KS : Avez-vous utilisé systématiquement deux caméras ?
D.M. : Non, uniquement pour filmer les conversations. Ce choix correspond à ma volonté de bien poser les personnages dans leur espace, de les filmer souvent assis dans leurs maisons ou sur la terre, ou debout devant la grille de la frontière. Pour exprimer visuellement l’immobilité de ce lieu. Ce dispositif à deux caméras me semblait bien. Par ailleurs, il était difficile de filmer les conversations à travers la barrière avec une seule caméra. Par exemple, en allant avec la caméra d’un personnage à l’autre, nous aurions perdu des images, ce qui aurai posé des problèmes au montage pour construire les séquences. Sinon tout le reste a été filmé avec une seule caméra.
KS : La frontière entre la Lituanie et la Biélorussie est aussi la frontière entre l’Union européenne et la Russie, quelles ont été les réactions des autorités lituaniennes quand ils ont vu vos caméras sur ce territoire considéré comme problématique ?

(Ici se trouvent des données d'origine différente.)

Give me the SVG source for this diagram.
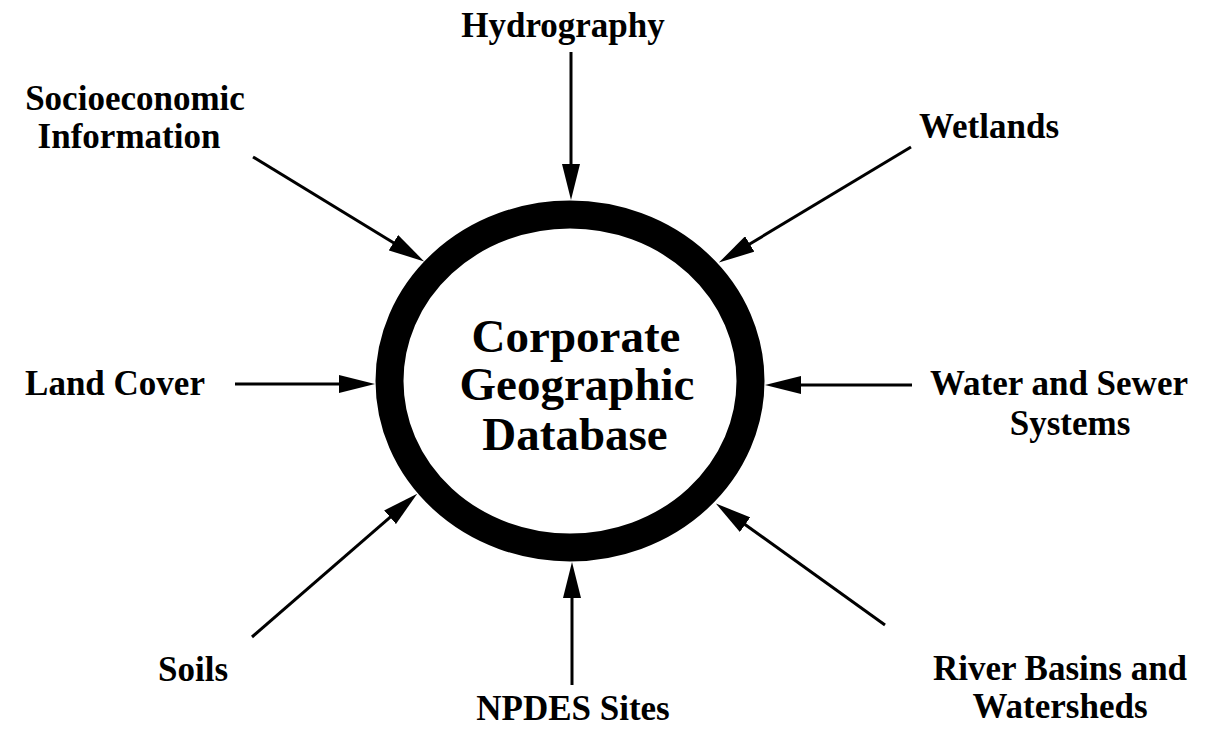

D.M. : On a fait une démarche d’auprès des autorités lituaniennes. Il y a eu de petits soucis parce que je suis biélorusse et que la plupart des membres de l’équipe étaient aussi biélorusses. Mais comme il s’agissait d’une production française, nous avons eu les autorisations nécessaires. J’ai voulu qu’on voie dans le film les gardes-frontières et ils ont acceptés d’être filmés… Bien sûr nous étions surveillés par les moyens techniques mis en place à la frontière. Il devait y avoir des caméras cachées partout. Parfois les gardes-frontières venaient nous voir et pour rigoler nous racontaient où nous avions été la veille et ce que nous avions filmé. Nous avons pu filmer tout ce que nous voulions.
KS : La frontière agit comme un perturbateur artificiel sur la vie des habitants qui sont très proches de la nature, eux-mêmes ne voyant aucun mal à transgresser la frontière « illégalement » en allant cueillir des champignons par exemple. Y a-t-il un intérêt politique à maintenir cette frontière ?
D.M. : Bien sûr qu’il y a un intérêt politique ! C’est la frontière extrême de l’Union Européenne. Au-delà de cette limite commence une autre union, l’Eurasiatique, dominée par la Russie, cette frontière divise deux systèmes politiques et économiques.